ミーティング全てメモすることはない

12月の毎週火曜日は在宅勤務。毎週「自宅」に出張するという申請をして学部長印をもらうことになるのだが、これが自宅警備員というやつか(汗)

昼から B4 の進捗報告。うちの研究室の B4 生、4人中1人が査読付き国際会議に投稿済みで、もう1人は ACL Student Research Workshop または COLING に投稿できそうだし(できれば COLING にフルペーパーを投稿してほしい)、さらにもう1人も ACL Student Research Workshop には投稿できそう。毎年4人いるとだいたい2-3人くらいが翌年国際会議で発表することになるのだが、今年もそれを踏襲できそうである。

また大学院の受験の問い合わせや研究生の問い合わせが増えていて、1日に1-3件程度問い合わせがあるのだが、もう首都大に来てから7年目なので、なんとなく研究ができそうかどうかの特徴量が分かってきたので、研究計画書のやり取りをする段階で積極的にその特徴量を見ようとしている。どうも、人の話をほとんど聞かない人、あるいは人の話を聞きすぎる人、という両極端の人は(少なくともうちの研究室の環境では)研究がしにくいようである。

前者に関しては、うちの研究室は学生数が多くかつ教員とのやり取りの時間が限られているため、少量の教員からの教師信号と、大量の先輩・同期・後輩からの教師信号の両方をうまく活用できる人でないと環境が生かせない、ということに起因していて、周辺の学生と話をしない、あるいは教員の指示に従わない、のどちらかであると、なかなか研究が進展しないデッドロックにはまることがあるようである。もっと教員が多い研究室、あるいは学生数が少ない研究室(つまりどちらも相対的に1教員あたりの学生数が少ないという意味)であれば、必ずしも学生同士で助け合わなくても研究ができると思うのだが、うちはそうなっていないので……。

後者に関してはなぜこういう性質を持っていると研究につながらないのかよく分からないのであるが(ちゃんとメモしているのは偉いし、メモを全く取らない人は見習ってほしいとすら思っているので、むしろこの性質を持つ人は研究ができてほしい)、研究というのは結局選択と集中で取捨選択の決断をする連続なので、取捨選択しないで全部メモする(優先順位を自分では判断しない)、みたいな性格が研究向きではないのかもしれない。結局分からないなりに自分で責任を取って決定して先に進み、予想通りでなかったら戻ってやり直す、みたいな泥臭い試行錯誤が研究には必要なのだが、すでに正解が分かっていてやり方も整備されている「知の高速道路」を進めばいい勉強と研究とは違うということなのかもしれない。

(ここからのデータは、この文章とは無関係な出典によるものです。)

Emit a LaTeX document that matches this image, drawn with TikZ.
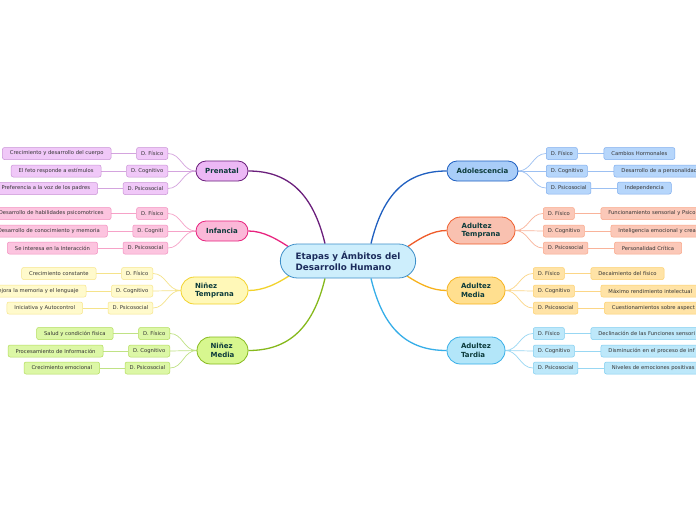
\documentclass[tikz,border=0pt]{standalone}
\usepackage{fontspec}
\setmainfont{DejaVu Sans}
\usetikzlibrary{shapes.misc,backgrounds,calc}
\definecolor{maintext}{HTML}{0C3B3B}
\definecolor{smalltext}{HTML}{333333}
\definecolor{ctext}{HTML}{1C2C5C}
\definecolor{cfill}{HTML}{CDEEFC}\definecolor{cdraw}{HTML}{3D8FC9}
% Prenatal
\definecolor{pAf}{HTML}{ECB8F5}\definecolor{pAd}{HTML}{6B1F7C}\definecolor{pSf}{HTML}{F0C8F8}\definecolor{pSd}{HTML}{C993D6}\definecolor{pSc}{HTML}{D4A4DE}
% Infancia
\definecolor{iAf}{HTML}{FBB8D8}\definecolor{iAd}{HTML}{E8247F}\definecolor{iSf}{HTML}{FCC4DF}\definecolor{iSd}{HTML}{F38FBF}\definecolor{iSc}{HTML}{F6A2C8}
% Ninez Temprana
\definecolor{tAf}{HTML}{FFF8B8}\definecolor{tAd}{HTML}{F2D22A}\definecolor{tSf}{HTML}{FFFACC}\definecolor{tSd}{HTML}{F7E58A}\definecolor{tSc}{HTML}{F5E38A}
% Ninez Media
\definecolor{mAf}{HTML}{D7F78F}\definecolor{mAd}{HTML}{86B91C}\definecolor{mSf}{HTML}{DCF7A6}\definecolor{mSd}{HTML}{B2DC5A}\definecolor{mSc}{HTML}{C0E285}
% Adolescencia
\definecolor{aAf}{HTML}{A9CDF8}\definecolor{aAd}{HTML}{1F5FC0}\definecolor{aSf}{HTML}{B6D6FB}\definecolor{aSd}{HTML}{7FADEE}\definecolor{aSc}{HTML}{9CC0F2}
% Adultez Temprana
\definecolor{eAf}{HTML}{F9C1B0}\definecolor{eAd}{HTML}{EF5C2A}\definecolor{eSf}{HTML}{FBC8B8}\definecolor{eSd}{HTML}{F9A688}\definecolor{eSc}{HTML}{F9B39A}
% Adultez Media
\definecolor{dAf}{HTML}{FFDF8F}\definecolor{dAd}{HTML}{F7B21D}\definecolor{dSf}{HTML}{FFE3A6}\definecolor{dSd}{HTML}{FDD06C}\definecolor{dSc}{HTML}{FCD686}
% Adultez Tardia
\definecolor{gAf}{HTML}{B3E6F9}\definecolor{gAd}{HTML}{36AEE8}\definecolor{gSf}{HTML}{BDE8FA}\definecolor{gSd}{HTML}{7FCDF0}\definecolor{gSc}{HTML}{98D7F3}
\tikzset{
  mainnode/.style={rounded rectangle, draw, line width=0.8pt, minimum height=20pt, inner xsep=2pt, inner ysep=1pt,
    font=\fontsize{7}{8.5}\selectfont\bfseries, text=maintext, align=left},
  subnode/.style={rounded corners=2pt, draw, line width=0.5pt, minimum height=12pt, inner xsep=4.5pt, inner ysep=0pt,
    font=\fontsize{5.25}{6}\selectfont, text=smalltext},
  leafnode/.style={subnode, inner xsep=7.5pt},
  cutnode/.style={leafnode, text width=110pt, align=left},
  bigconn/.style={line width=1.3pt},
  smallconn/.style={line width=0.7pt}
}
\newcommand{\leftcurve}[3]{\draw[smallconn,#3] (#1.west) .. controls +(-13,0) and +(13,0) .. (#2.east);}
\newcommand{\rightcurve}[3]{\draw[smallconn,#3] (#1.east) .. controls +(13,0) and +(-13,0) .. (#2.west);}
\begin{document}
\begin{tikzpicture}[x=1pt,y=-1pt]
\useasboundingbox (0,0) rectangle (696,520);
\clip (0,0) rectangle (696,520);

% center
\node[rounded rectangle, draw=cdraw, fill=cfill, line width=0.8pt, minimum width=142pt, minimum height=34pt,
  font=\fontsize{8.8}{10.8}\selectfont\bfseries, text=ctext, align=left] (c) at (348,261)
  {Etapas y Ámbitos del\\Desarrollo Humano};

% main nodes
\node[mainnode, draw=pAd, fill=pAf, minimum width=56pt] (pre) at (222,171) {Prenatal};
\node[mainnode, draw=iAd, fill=iAf, minimum width=56pt] (inf) at (222,231) {Infancia};
\node[mainnode, draw=tAd, fill=tAf, minimum width=71pt, minimum height=27pt] (nt) at (214.5,290.5) {Niñez\\Temprana};
\node[mainnode, draw=mAd, fill=mAf, minimum width=55pt, minimum height=27pt] (nm) at (222.5,350.5) {Niñez\\Media};
\node[mainnode, draw=aAd, fill=aAf, minimum width=75pt] (ado) at (482.5,171) {Adolescencia};
\node[mainnode, draw=eAd, fill=eAf, minimum width=72pt, minimum height=27pt] (at) at (481,230.5) {Adultez\\Temprana};
\node[mainnode, draw=dAd, fill=dAf, minimum width=62pt, minimum height=27pt] (am) at (476,290.5) {Adultez\\Media};
\node[mainnode, draw=gAd, fill=gAf, minimum width=62pt, minimum height=27pt] (ag) at (476,350.5) {Adultez\\Tardia};

% ---- Prenatal
\node[subnode, draw=pSd, fill=pSf, anchor=east] (p1) at (168,153.5) {D. Físico};
\node[subnode, draw=pSd, fill=pSf, anchor=east] (p2) at (168,171) {D. Cognitivo};
\node[subnode, draw=pSd, fill=pSf, anchor=east] (p3) at (168,188.5) {D. Psicosocial};
\node[leafnode, draw=pSd, fill=pSf, anchor=east] (p1l) at ([xshift=-25pt]p1.west) {Crecimiento y desarrollo del cuerpo};
\node[leafnode, draw=pSd, fill=pSf, anchor=east] (p2l) at ([xshift=-25pt]p2.west) {El feto responde a estímulos};
\node[leafnode, draw=pSd, fill=pSf, anchor=east] (p3l) at ([xshift=-25pt]p3.west) {Preferencia a la voz de los padres};
% ---- Infancia
\node[subnode, draw=iSd, fill=iSf, anchor=east] (i1) at (168,213.5) {D. Físico};
\node[subnode, draw=iSd, fill=iSf, anchor=east] (i2) at (168,231) {D. Cogniti};
\node[subnode, draw=iSd, fill=iSf, anchor=east] (i3) at (168,248) {D. Psicosocial};
\node[leafnode, draw=iSd, fill=iSf, anchor=east] (i1l) at ([xshift=-25pt]i1.west) {Desarrollo de habilidades psicomotrices};
\node[leafnode, draw=iSd, fill=iSf, anchor=east] (i2l) at ([xshift=-25pt]i2.west) {Desarrollo de conocimiento y memoria};
\node[leafnode, draw=iSd, fill=iSf, anchor=east] (i3l) at ([xshift=-25pt]i3.west) {Se interesa en la Interacción};
% ---- Ninez Temprana
\node[subnode, draw=tSd, fill=tSf, anchor=east] (t1) at (153,273.5) {D. Físico};
\node[subnode, draw=tSd, fill=tSf, anchor=east] (t2) at (153,291) {D. Cognitivo};
\node[subnode, draw=tSd, fill=tSf, anchor=east] (t3) at (153,308) {D. Psicosocial};
\node[leafnode, draw=tSd, fill=tSf, anchor=east] (t1l) at ([xshift=-25pt]t1.west) {Crecimiento constante};
\node[leafnode, draw=tSd, fill=tSf, anchor=east] (t2l) at ([xshift=-25pt]t2.west) {Mejora la memoria y el lenguaje};
\node[leafnode, draw=tSd, fill=tSf, anchor=east] (t3l) at ([xshift=-25pt]t3.west) {Iniciativa y Autocontrol};
% ---- Ninez Media
\node[subnode, draw=mSd, fill=mSf, anchor=east] (m1) at (170,333.5) {D. Físico};
\node[subnode, draw=mSd, fill=mSf, anchor=east] (m2) at (170,351) {D. Cognitivo};
\node[subnode, draw=mSd, fill=mSf, anchor=east] (m3) at (170,368) {D. Psicosocial};
\node[leafnode, draw=mSd, fill=mSf, anchor=east] (m1l) at ([xshift=-25pt]m1.west) {Salud y condición física};
\node[leafnode, draw=mSd, fill=mSf, anchor=east] (m2l) at ([xshift=-25pt]m2.west) {Procesamiento de Información};
\node[leafnode, draw=mSd, fill=mSf, anchor=east] (m3l) at ([xshift=-25pt]m3.west) {Crecimiento emocional};
% ---- Adolescencia
\node[subnode, draw=aSd, fill=aSf, anchor=west] (a1) at (546,153.5) {D. Físico};
\node[subnode, draw=aSd, fill=aSf, anchor=west] (a2) at (546,171) {D. Cognitivo};
\node[subnode, draw=aSd, fill=aSf, anchor=west] (a3) at (546,188) {D. Psicosocial};
\node[leafnode, draw=aSd, fill=aSf, anchor=west] (a1l) at ([xshift=26pt]a1.east) {Cambios Hormonales};
\node[cutnode, draw=aSd, fill=aSf, anchor=west] (a2l) at ([xshift=26pt]a2.east) {Desarrollo de a personalidad};
\node[leafnode, draw=aSd, fill=aSf, anchor=west] (a3l) at ([xshift=26pt]a3.east) {Independencia};
% ---- Adultez Temprana
\node[subnode, draw=eSd, fill=eSf, anchor=west] (e1) at (543,213.5) {D. Físico};
\node[subnode, draw=eSd, fill=eSf, anchor=west] (e2) at (543,231) {D. Cognitivo};
\node[subnode, draw=eSd, fill=eSf, anchor=west] (e3) at (543,248) {D. Psicosocial};
\node[cutnode, draw=eSd, fill=eSf, anchor=west] (e1l) at ([xshift=26pt]e1.east) {Funcionamiento sensorial y Psico};
\node[cutnode, draw=eSd, fill=eSf, anchor=west] (e2l) at ([xshift=26pt]e2.east) {Inteligencia emocional y crea};
\node[leafnode, draw=eSd, fill=eSf, anchor=west] (e3l) at ([xshift=26pt]e3.east) {Personalidad Crítica};
% ---- Adultez Media
\node[subnode, draw=dSd, fill=dSf, anchor=west] (d1) at (533,273.5) {D. Físico};
\node[subnode, draw=dSd, fill=dSf, anchor=west] (d2) at (533,291) {D. Cognitivo};
\node[subnode, draw=dSd, fill=dSf, anchor=west] (d3) at (533,308) {D. Psicosocial};
\node[leafnode, draw=dSd, fill=dSf, anchor=west] (d1l) at ([xshift=26pt]d1.east) {Decaimiento del físico};
\node[cutnode, draw=dSd, fill=dSf, anchor=west] (d2l) at ([xshift=26pt]d2.east) {Máximo rendimiento intelectual};
\node[cutnode, draw=dSd, fill=dSf, anchor=west] (d3l) at ([xshift=26pt]d3.east) {Cuestionamientos sobre aspect};
% ---- Adultez Tardia
\node[subnode, draw=gSd, fill=gSf, anchor=west] (g1) at (533,333.5) {D. Físico};
\node[subnode, draw=gSd, fill=gSf, anchor=west] (g2) at (533,351) {D. Cognitivo};
\node[subnode, draw=gSd, fill=gSf, anchor=west] (g3) at (533,368) {D. Psicosocial};
\node[cutnode, draw=gSd, fill=gSf, anchor=west] (g1l) at ([xshift=26pt]g1.east) {Declinación de las Funciones sensori};
\node[cutnode, draw=gSd, fill=gSf, anchor=west] (g2l) at ([xshift=26pt]g2.east) {Disminución en el proceso de inf};
\node[cutnode, draw=gSd, fill=gSf, anchor=west] (g3l) at ([xshift=26pt]g3.east) {Niveles de emociones positivas};

\begin{scope}[on background layer]
\fill[white] (0,0) rectangle (696,520);
% center to main
\draw[bigconn,pAd] ([xshift=-23pt]c.north) .. controls +(-12,-50) and +(40,0) .. (pre.east);
\draw[bigconn,iAd] ([xshift=12pt,yshift=12pt]c.west) .. controls +(-15,-10) and +(15,0) .. (inf.east);
\draw[bigconn,tAd] ([xshift=12pt,yshift=-13pt]c.west) .. controls +(-15,10) and +(15,0) .. (nt.east);
\draw[bigconn,mAd] ([xshift=-23pt]c.south) .. controls +(-12,50) and +(40,0) .. (nm.east);
\draw[bigconn,aAd] ([xshift=23pt]c.north) .. controls +(12,-50) and +(-40,0) .. (ado.west);
\draw[bigconn,eAd] ([xshift=-12pt,yshift=12pt]c.east) .. controls +(15,-10) and +(-15,0) .. (at.west);
\draw[bigconn,dAd] ([xshift=-12pt,yshift=-13pt]c.east) .. controls +(15,10) and +(-15,0) .. (am.west);
\draw[bigconn,gAd] ([xshift=23pt]c.south) .. controls +(12,50) and +(-40,0) .. (ag.west);
% main to sub
\leftcurve{pre}{p1}{pSc}\leftcurve{pre}{p2}{pSc}\leftcurve{pre}{p3}{pSc}
\leftcurve{inf}{i1}{iSc}\leftcurve{inf}{i2}{iSc}\leftcurve{inf}{i3}{iSc}
\leftcurve{nt}{t1}{tSc}\leftcurve{nt}{t2}{tSc}\leftcurve{nt}{t3}{tSc}
\leftcurve{nm}{m1}{mSc}\leftcurve{nm}{m2}{mSc}\leftcurve{nm}{m3}{mSc}
\rightcurve{ado}{a1}{aSc}\rightcurve{ado}{a2}{aSc}\rightcurve{ado}{a3}{aSc}
\rightcurve{at}{e1}{eSc}\rightcurve{at}{e2}{eSc}\rightcurve{at}{e3}{eSc}
\rightcurve{am}{d1}{dSc}\rightcurve{am}{d2}{dSc}\rightcurve{am}{d3}{dSc}
\rightcurve{ag}{g1}{gSc}\rightcurve{ag}{g2}{gSc}\rightcurve{ag}{g3}{gSc}
% sub to leaf
\foreach \s in {p1,p2,p3}{\draw[smallconn,pSc] (\s.west) -- (\s l.east);}
\foreach \s in {i1,i2,i3}{\draw[smallconn,iSc] (\s.west) -- (\s l.east);}
\foreach \s in {t1,t2,t3}{\draw[smallconn,tSc] (\s.west) -- (\s l.east);}
\foreach \s in {m1,m2,m3}{\draw[smallconn,mSc] (\s.west) -- (\s l.east);}
\foreach \s in {a1,a2,a3}{\draw[smallconn,aSc] (\s.east) -- (\s l.west);}
\foreach \s in {e1,e2,e3}{\draw[smallconn,eSc] (\s.east) -- (\s l.west);}
\foreach \s in {d1,d2,d3}{\draw[smallconn,dSc] (\s.east) -- (\s l.west);}
\foreach \s in {g1,g2,g3}{\draw[smallconn,gSc] (\s.east) -- (\s l.west);}
\end{scope}
\end{tikzpicture}
\end{document}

もちろん、これはうちの研究室のスタイルでの研究(教員は手取り足取り教えないし、テーマも与えないので、学生が自発的に動かないといけないスタイル)が合わないのかも、というだけの意味であって、別の研究室なら問題ない研究室がある(例えば言われたことだけやっていれば、自分で考えなくてもしっかりした研究ができるところとか)ことは容易に想像できるし、研究以外(たとえば勉強だと決断しなくていいし、アウトプットではなくインプットが重要になるので、研究とは違いこれらの性格が問題にはならない)だと優秀な学生も多いので、うまくマッチングできたらいいのにな、と思っている(多分、ビッグラボで資金が潤沢にあり、かつ教員数も多いところだと、問題なく研究できそうな気がする)。

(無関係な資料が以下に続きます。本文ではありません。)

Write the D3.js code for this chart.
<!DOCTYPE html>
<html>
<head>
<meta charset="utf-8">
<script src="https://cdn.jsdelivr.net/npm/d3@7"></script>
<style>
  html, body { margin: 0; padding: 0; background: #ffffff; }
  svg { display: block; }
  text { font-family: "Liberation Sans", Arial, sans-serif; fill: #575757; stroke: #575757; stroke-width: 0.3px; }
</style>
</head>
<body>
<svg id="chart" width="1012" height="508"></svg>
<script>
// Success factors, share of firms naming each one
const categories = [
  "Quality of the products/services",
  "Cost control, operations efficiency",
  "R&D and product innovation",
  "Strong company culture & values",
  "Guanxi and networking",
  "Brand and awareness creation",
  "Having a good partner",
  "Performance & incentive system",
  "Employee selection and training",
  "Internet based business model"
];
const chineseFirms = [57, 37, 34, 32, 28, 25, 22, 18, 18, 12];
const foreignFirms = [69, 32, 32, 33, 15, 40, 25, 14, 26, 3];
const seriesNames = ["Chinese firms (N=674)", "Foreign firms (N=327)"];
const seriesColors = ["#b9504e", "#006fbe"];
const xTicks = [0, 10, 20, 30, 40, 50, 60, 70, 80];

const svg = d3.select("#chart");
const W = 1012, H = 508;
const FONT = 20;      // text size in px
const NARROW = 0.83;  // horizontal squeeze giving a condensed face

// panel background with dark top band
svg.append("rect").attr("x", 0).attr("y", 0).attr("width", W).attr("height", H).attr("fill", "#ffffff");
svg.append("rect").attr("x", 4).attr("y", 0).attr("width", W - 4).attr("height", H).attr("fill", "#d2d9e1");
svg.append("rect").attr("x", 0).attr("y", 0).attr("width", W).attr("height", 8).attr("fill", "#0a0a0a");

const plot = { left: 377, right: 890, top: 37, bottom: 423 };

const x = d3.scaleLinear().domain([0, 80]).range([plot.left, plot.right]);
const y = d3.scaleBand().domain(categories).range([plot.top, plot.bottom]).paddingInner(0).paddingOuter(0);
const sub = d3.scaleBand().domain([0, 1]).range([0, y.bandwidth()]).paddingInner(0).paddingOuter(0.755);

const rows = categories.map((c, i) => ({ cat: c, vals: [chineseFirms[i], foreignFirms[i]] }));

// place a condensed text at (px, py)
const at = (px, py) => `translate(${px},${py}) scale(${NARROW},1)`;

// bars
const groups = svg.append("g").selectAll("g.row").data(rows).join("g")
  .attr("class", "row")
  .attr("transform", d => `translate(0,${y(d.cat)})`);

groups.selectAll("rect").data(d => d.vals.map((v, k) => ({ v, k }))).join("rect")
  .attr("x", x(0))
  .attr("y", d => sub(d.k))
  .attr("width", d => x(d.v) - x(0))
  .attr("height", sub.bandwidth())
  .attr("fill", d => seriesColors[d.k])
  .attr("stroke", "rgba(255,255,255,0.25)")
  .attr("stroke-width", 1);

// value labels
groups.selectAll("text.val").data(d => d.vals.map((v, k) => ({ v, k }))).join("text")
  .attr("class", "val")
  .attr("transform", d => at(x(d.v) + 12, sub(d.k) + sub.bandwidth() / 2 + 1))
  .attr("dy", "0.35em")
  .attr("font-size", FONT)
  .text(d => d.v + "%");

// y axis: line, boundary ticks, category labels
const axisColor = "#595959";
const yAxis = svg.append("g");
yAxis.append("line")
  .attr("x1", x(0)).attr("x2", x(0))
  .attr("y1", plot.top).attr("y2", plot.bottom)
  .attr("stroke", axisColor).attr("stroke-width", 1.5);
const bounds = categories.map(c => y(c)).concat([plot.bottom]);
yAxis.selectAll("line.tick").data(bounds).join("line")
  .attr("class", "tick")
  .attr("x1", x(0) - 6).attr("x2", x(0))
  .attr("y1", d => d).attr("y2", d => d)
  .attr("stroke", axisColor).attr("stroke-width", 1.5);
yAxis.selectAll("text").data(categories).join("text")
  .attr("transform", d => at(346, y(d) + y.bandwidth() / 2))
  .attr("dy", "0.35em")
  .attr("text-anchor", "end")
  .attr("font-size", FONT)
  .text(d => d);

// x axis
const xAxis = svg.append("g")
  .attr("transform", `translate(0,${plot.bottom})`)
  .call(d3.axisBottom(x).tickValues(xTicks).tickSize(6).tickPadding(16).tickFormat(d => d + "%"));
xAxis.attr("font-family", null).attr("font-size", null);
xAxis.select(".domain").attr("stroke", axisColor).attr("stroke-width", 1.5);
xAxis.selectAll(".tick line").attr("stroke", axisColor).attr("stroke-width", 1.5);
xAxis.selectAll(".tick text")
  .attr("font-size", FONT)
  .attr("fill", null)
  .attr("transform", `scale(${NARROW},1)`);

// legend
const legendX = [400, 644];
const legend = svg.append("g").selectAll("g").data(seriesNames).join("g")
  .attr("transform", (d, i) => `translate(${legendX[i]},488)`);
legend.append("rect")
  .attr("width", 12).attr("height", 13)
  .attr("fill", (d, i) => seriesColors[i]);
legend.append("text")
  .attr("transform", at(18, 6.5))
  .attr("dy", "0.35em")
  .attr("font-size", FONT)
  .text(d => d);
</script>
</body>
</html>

午後は学部実験に関する機材の見積もり作業。毎年なにがしかの見積もりを年中取っている気がするのだが、これがそれなりにやり取りが発生して地味に面倒くさい。個々の作業の時間自体は大したことがないのだが、契約まで数ヶ月単位でかかったりするので、常に脳内のメモリの一定量を占め続けるのがジワジワ来る。学生のころ、教授・准教授の人はなんでこんなに忘れっぽいのか? 年齢か? と思っていたが、脳内に保持しておかないといけない仕事が多過ぎるせいかな、と今では思う(TODO リストやリマインダを使って、覚えておかなくていいものはできるだけやる直前まで記憶から削除するようにしているのだが)。